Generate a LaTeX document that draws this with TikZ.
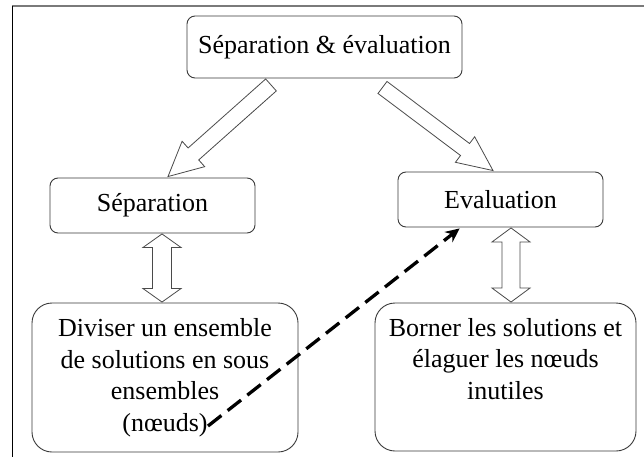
\documentclass[tikz,border=0pt]{standalone}
\usepackage{fontspec}
\setmainfont{Liberation Serif}
\usetikzlibrary{calc,arrows.meta}
\definecolor{boxline}{HTML}{3A3A3A}
\definecolor{arrline}{HTML}{4A4A4A}
\definecolor{frametop}{HTML}{7A7A7A}
\newcommand\hollowarrow[5]{%
  \coordinate (hb) at ($(#2)!#5!(#1)$);
  \draw[hollow] ($(#1)!#3!90:(#2)$) -- ($(hb)!#3!90:(#2)$) -- ($(hb)!#4!90:(#2)$) -- (#2)
    -- ($(hb)!#4!-90:(#2)$) -- ($(hb)!#3!-90:(#2)$) -- ($(#1)!#3!-90:(#2)$) -- cycle;}
\newcommand\hollowdouble[5]{%
  \coordinate (ha) at ($(#1)!#5!(#2)$);
  \coordinate (hb) at ($(#2)!#5!(#1)$);
  \draw[hollow] (#1) -- ($(ha)!#4!90:(#2)$) -- ($(ha)!#3!90:(#2)$) -- ($(hb)!#3!-90:(#1)$)
    -- ($(hb)!#4!-90:(#1)$) -- (#2) -- ($(hb)!#4!90:(#1)$) -- ($(hb)!#3!90:(#1)$)
    -- ($(ha)!#3!-90:(#2)$) -- ($(ha)!#4!-90:(#2)$) -- cycle;}
\begin{document}
\begin{tikzpicture}[x=1pt,y=-1pt,
  box/.style={draw=boxline, line width=0.9pt, fill=white, rounded corners=8pt,
    inner sep=0pt, font=\fontsize{26}{31.5}\selectfont, align=center},
  bigbox/.style={box, rounded corners=20pt},
  hollow/.style={draw=arrline, line width=0.8pt, fill=white, line join=miter},
  dasharrow/.style={line width=3.3pt, dash pattern=on 17pt off 8pt,
    -{Stealth[length=14pt,width=13pt]}}]
\useasboundingbox (0,0) rectangle (644,457);
% frame
\coordinate (fc) at (12,6);
\coordinate (fr) at (644,6);
\coordinate (fb) at (12,457);
\draw[frametop, line width=2pt] (fc) -- (fr);
\draw[black, line width=1pt] (fc) -- (fb);
% boxes
\node[box, minimum width=275pt, minimum height=62pt] (top) at (324.5,47) {Séparation \& évaluation};
\node[box, minimum width=205pt, minimum height=55pt] (sep) at (152.5,205.5) {Séparation};
\node[box, minimum width=205pt, minimum height=55pt] (eva) at (500.5,199.5) {Evaluation};
\node[bigbox, minimum width=266pt, minimum height=149pt] (div) at (165,377.5)
  {Diviser un ensemble\\de solutions en sous\\ensembles\\(nœuds)};
\node[bigbox, minimum width=261pt, minimum height=148pt] (bor) at (505.5,377)
  {Borner les solutions et\\élaguer les nœuds\\inutiles\\\vphantom{(}};
% hollow arrows from top
\coordinate (t1) at ($(top.south)+(-53.5,6.5)$);
\coordinate (p1) at ($(sep.north)+(15.5,-1)$);
\hollowarrow{t1}{p1}{8pt}{17pt}{34pt}
\coordinate (t2) at ($(top.south)+(58,9)$);
\coordinate (p2) at ($(eva.north)+(-7.5,-1)$);
\hollowarrow{t2}{p2}{7.5pt}{16pt}{35pt}
% vertical double arrows
\coordinate (d1a) at ($(sep.south)+(9.5,0.5)$);
\coordinate (d1b) at ($(div.north)+(-3,-0.5)$);
\hollowdouble{d1a}{d1b}{9.5pt}{19pt}{13.5pt}
\coordinate (d2a) at ($(eva.south)+(10.5,0.5)$);
\coordinate (d2b) at ($(bor.north)+(5.5,-0.5)$);
\hollowdouble{d2a}{d2b}{9pt}{19pt}{14pt}
% dashed arrow
\coordinate (ds) at (208,426);
\coordinate (de) at ($(eva.south west)+(62,1)$);
\draw[dasharrow] (ds) -- (de);
\end{tikzpicture}
\end{document}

Task instructions
Make an exact reproduction of the listing above, without any pictures.

Reply to the task
Generate a LaTeX document that draws this with TikZ.
\documentclass[tikz,border=0pt]{standalone}
\usepackage{fontspec}
\setmainfont{Liberation Serif}
\usetikzlibrary{calc,arrows.meta}
\definecolor{boxline}{HTML}{3A3A3A}
\definecolor{arrline}{HTML}{4A4A4A}
\definecolor{frametop}{HTML}{7A7A7A}
\newcommand\hollowarrow[5]{%
  \coordinate (hb) at ($(#2)!#5!(#1)$);
  \draw[hollow] ($(#1)!#3!90:(#2)$) -- ($(hb)!#3!90:(#2)$) -- ($(hb)!#4!90:(#2)$) -- (#2)
    -- ($(hb)!#4!-90:(#2)$) -- ($(hb)!#3!-90:(#2)$) -- ($(#1)!#3!-90:(#2)$) -- cycle;}
\newcommand\hollowdouble[5]{%
  \coordinate (ha) at ($(#1)!#5!(#2)$);
  \coordinate (hb) at ($(#2)!#5!(#1)$);
  \draw[hollow] (#1) -- ($(ha)!#4!90:(#2)$) -- ($(ha)!#3!90:(#2)$) -- ($(hb)!#3!-90:(#1)$)
    -- ($(hb)!#4!-90:(#1)$) -- (#2) -- ($(hb)!#4!90:(#1)$) -- ($(hb)!#3!90:(#1)$)
    -- ($(ha)!#3!-90:(#2)$) -- ($(ha)!#4!-90:(#2)$) -- cycle;}
\begin{document}
\begin{tikzpicture}[x=1pt,y=-1pt,
  box/.style={draw=boxline, line width=0.9pt, fill=white, rounded corners=8pt,
    inner sep=0pt, font=\fontsize{26}{31.5}\selectfont, align=center},
  bigbox/.style={box, rounded corners=20pt},
  hollow/.style={draw=arrline, line width=0.8pt, fill=white, line join=miter},
  dasharrow/.style={line width=3.3pt, dash pattern=on 17pt off 8pt,
    -{Stealth[length=14pt,width=13pt]}}]
\useasboundingbox (0,0) rectangle (644,457);
% frame
\coordinate (fc) at (12,6);
\coordinate (fr) at (644,6);
\coordinate (fb) at (12,457);
\draw[frametop, line width=2pt] (fc) -- (fr);
\draw[black, line width=1pt] (fc) -- (fb);
% boxes
\node[box, minimum width=275pt, minimum height=62pt] (top) at (324.5,47) {Séparation \& évaluation};
\node[box, minimum width=205pt, minimum height=55pt] (sep) at (152.5,205.5) {Séparation};
\node[box, minimum width=205pt, minimum height=55pt] (eva) at (500.5,199.5) {Evaluation};
\node[bigbox, minimum width=266pt, minimum height=149pt] (div) at (165,377.5)
  {Diviser un ensemble\\de solutions en sous\\ensembles\\(nœuds)};
\node[bigbox, minimum width=261pt, minimum height=148pt] (bor) at (505.5,377)
  {Borner les solutions et\\élaguer les nœuds\\inutiles\\\vphantom{(}};
% hollow arrows from top
\coordinate (t1) at ($(top.south)+(-53.5,6.5)$);
\coordinate (p1) at ($(sep.north)+(15.5,-1)$);
\hollowarrow{t1}{p1}{8pt}{17pt}{34pt}
\coordinate (t2) at ($(top.south)+(58,9)$);
\coordinate (p2) at ($(eva.north)+(-7.5,-1)$);
\hollowarrow{t2}{p2}{7.5pt}{16pt}{35pt}
% vertical double arrows
\coordinate (d1a) at ($(sep.south)+(9.5,0.5)$);
\coordinate (d1b) at ($(div.north)+(-3,-0.5)$);
\hollowdouble{d1a}{d1b}{9.5pt}{19pt}{13.5pt}
\coordinate (d2a) at ($(eva.south)+(10.5,0.5)$);
\coordinate (d2b) at ($(bor.north)+(5.5,-0.5)$);
\hollowdouble{d2a}{d2b}{9pt}{19pt}{14pt}
% dashed arrow
\coordinate (ds) at (208,426);
\coordinate (de) at ($(eva.south west)+(62,1)$);
\draw[dasharrow] (ds) -- (de);
\end{tikzpicture}
\end{document}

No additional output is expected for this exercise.